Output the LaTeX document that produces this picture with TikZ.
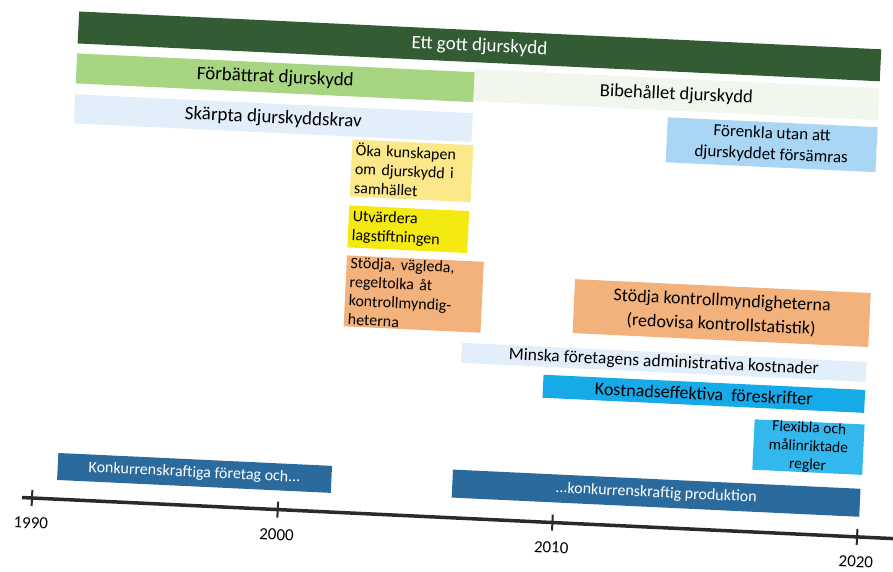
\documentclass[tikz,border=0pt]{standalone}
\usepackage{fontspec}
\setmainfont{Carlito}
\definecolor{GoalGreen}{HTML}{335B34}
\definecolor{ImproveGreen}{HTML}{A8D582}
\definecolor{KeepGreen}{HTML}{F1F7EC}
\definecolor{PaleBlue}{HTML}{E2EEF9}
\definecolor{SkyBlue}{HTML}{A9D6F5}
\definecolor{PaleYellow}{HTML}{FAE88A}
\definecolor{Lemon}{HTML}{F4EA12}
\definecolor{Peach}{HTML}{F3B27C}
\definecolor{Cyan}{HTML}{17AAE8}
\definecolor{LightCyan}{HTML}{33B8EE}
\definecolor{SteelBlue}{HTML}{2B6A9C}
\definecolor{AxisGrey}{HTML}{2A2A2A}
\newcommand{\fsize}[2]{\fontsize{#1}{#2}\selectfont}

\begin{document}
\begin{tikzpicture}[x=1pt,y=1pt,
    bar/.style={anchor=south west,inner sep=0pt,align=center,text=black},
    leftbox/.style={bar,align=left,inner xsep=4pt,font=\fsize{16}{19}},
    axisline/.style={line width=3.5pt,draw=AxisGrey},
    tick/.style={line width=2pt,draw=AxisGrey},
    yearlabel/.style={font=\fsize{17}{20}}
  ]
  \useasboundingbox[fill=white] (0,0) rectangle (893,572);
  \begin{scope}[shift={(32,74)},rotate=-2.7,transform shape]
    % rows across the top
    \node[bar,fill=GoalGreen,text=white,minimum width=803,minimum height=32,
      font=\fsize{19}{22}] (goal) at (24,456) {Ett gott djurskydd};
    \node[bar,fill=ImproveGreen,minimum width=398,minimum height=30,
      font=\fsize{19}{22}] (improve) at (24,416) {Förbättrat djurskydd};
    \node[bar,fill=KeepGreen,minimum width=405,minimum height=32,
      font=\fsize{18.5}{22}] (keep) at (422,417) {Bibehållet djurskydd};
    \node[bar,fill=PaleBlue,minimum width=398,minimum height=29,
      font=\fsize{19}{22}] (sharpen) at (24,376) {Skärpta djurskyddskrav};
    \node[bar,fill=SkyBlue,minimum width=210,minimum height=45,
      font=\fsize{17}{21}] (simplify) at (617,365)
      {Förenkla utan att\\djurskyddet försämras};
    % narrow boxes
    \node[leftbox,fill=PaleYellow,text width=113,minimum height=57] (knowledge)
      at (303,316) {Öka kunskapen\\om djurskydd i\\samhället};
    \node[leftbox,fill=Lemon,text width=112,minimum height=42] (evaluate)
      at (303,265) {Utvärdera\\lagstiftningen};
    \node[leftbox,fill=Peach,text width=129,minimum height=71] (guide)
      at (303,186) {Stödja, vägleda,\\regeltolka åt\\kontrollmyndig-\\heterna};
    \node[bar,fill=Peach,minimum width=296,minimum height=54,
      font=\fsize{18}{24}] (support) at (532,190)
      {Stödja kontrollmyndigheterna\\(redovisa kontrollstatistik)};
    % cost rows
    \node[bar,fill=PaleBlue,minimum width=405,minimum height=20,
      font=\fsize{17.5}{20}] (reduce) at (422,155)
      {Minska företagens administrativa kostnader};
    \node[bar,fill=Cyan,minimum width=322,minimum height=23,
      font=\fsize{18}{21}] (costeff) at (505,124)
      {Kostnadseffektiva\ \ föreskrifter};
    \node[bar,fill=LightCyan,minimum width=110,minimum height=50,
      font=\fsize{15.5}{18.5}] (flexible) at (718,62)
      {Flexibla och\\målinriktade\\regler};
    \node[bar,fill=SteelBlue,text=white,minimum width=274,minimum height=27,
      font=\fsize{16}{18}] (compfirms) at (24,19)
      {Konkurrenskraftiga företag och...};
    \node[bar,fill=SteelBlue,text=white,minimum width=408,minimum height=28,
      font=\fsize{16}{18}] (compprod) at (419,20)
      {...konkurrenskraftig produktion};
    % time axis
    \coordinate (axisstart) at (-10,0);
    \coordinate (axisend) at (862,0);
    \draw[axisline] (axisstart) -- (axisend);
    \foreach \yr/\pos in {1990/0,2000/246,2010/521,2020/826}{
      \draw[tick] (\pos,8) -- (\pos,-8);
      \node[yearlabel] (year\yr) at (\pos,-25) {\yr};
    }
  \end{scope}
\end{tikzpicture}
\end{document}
---------------
## YOUR GOAL:
Return each line of the data, keeping its wording exact and omitting pictures.

## OUTPUT OF THE TASK:
Output the LaTeX document that produces this picture with TikZ.
\documentclass[tikz,border=0pt]{standalone}
\usepackage{fontspec}
\setmainfont{Carlito}
\definecolor{GoalGreen}{HTML}{335B34}
\definecolor{ImproveGreen}{HTML}{A8D582}
\definecolor{KeepGreen}{HTML}{F1F7EC}
\definecolor{PaleBlue}{HTML}{E2EEF9}
\definecolor{SkyBlue}{HTML}{A9D6F5}
\definecolor{PaleYellow}{HTML}{FAE88A}
\definecolor{Lemon}{HTML}{F4EA12}
\definecolor{Peach}{HTML}{F3B27C}
\definecolor{Cyan}{HTML}{17AAE8}
\definecolor{LightCyan}{HTML}{33B8EE}
\definecolor{SteelBlue}{HTML}{2B6A9C}
\definecolor{AxisGrey}{HTML}{2A2A2A}
\newcommand{\fsize}[2]{\fontsize{#1}{#2}\selectfont}

\begin{document}
\begin{tikzpicture}[x=1pt,y=1pt,
    bar/.style={anchor=south west,inner sep=0pt,align=center,text=black},
    leftbox/.style={bar,align=left,inner xsep=4pt,font=\fsize{16}{19}},
    axisline/.style={line width=3.5pt,draw=AxisGrey},
    tick/.style={line width=2pt,draw=AxisGrey},
    yearlabel/.style={font=\fsize{17}{20}}
  ]
  \useasboundingbox[fill=white] (0,0) rectangle (893,572);
  \begin{scope}[shift={(32,74)},rotate=-2.7,transform shape]
    % rows across the top
    \node[bar,fill=GoalGreen,text=white,minimum width=803,minimum height=32,
      font=\fsize{19}{22}] (goal) at (24,456) {Ett gott djurskydd};
    \node[bar,fill=ImproveGreen,minimum width=398,minimum height=30,
      font=\fsize{19}{22}] (improve) at (24,416) {Förbättrat djurskydd};
    \node[bar,fill=KeepGreen,minimum width=405,minimum height=32,
      font=\fsize{18.5}{22}] (keep) at (422,417) {Bibehållet djurskydd};
    \node[bar,fill=PaleBlue,minimum width=398,minimum height=29,
      font=\fsize{19}{22}] (sharpen) at (24,376) {Skärpta djurskyddskrav};
    \node[bar,fill=SkyBlue,minimum width=210,minimum height=45,
      font=\fsize{17}{21}] (simplify) at (617,365)
      {Förenkla utan att\\djurskyddet försämras};
    % narrow boxes
    \node[leftbox,fill=PaleYellow,text width=113,minimum height=57] (knowledge)
      at (303,316) {Öka kunskapen\\om djurskydd i\\samhället};
    \node[leftbox,fill=Lemon,text width=112,minimum height=42] (evaluate)
      at (303,265) {Utvärdera\\lagstiftningen};
    \node[leftbox,fill=Peach,text width=129,minimum height=71] (guide)
      at (303,186) {Stödja, vägleda,\\regeltolka åt\\kontrollmyndig-\\heterna};
    \node[bar,fill=Peach,minimum width=296,minimum height=54,
      font=\fsize{18}{24}] (support) at (532,190)
      {Stödja kontrollmyndigheterna\\(redovisa kontrollstatistik)};
    % cost rows
    \node[bar,fill=PaleBlue,minimum width=405,minimum height=20,
      font=\fsize{17.5}{20}] (reduce) at (422,155)
      {Minska företagens administrativa kostnader};
    \node[bar,fill=Cyan,minimum width=322,minimum height=23,
      font=\fsize{18}{21}] (costeff) at (505,124)
      {Kostnadseffektiva\ \ föreskrifter};
    \node[bar,fill=LightCyan,minimum width=110,minimum height=50,
      font=\fsize{15.5}{18.5}] (flexible) at (718,62)
      {Flexibla och\\målinriktade\\regler};
    \node[bar,fill=SteelBlue,text=white,minimum width=274,minimum height=27,
      font=\fsize{16}{18}] (compfirms) at (24,19)
      {Konkurrenskraftiga företag och...};
    \node[bar,fill=SteelBlue,text=white,minimum width=408,minimum height=28,
      font=\fsize{16}{18}] (compprod) at (419,20)
      {...konkurrenskraftig produktion};
    % time axis
    \coordinate (axisstart) at (-10,0);
    \coordinate (axisend) at (862,0);
    \draw[axisline] (axisstart) -- (axisend);
    \foreach \yr/\pos in {1990/0,2000/246,2010/521,2020/826}{
      \draw[tick] (\pos,8) -- (\pos,-8);
      \node[yearlabel] (year\yr) at (\pos,-25) {\yr};
    }
  \end{scope}
\end{tikzpicture}
\end{document}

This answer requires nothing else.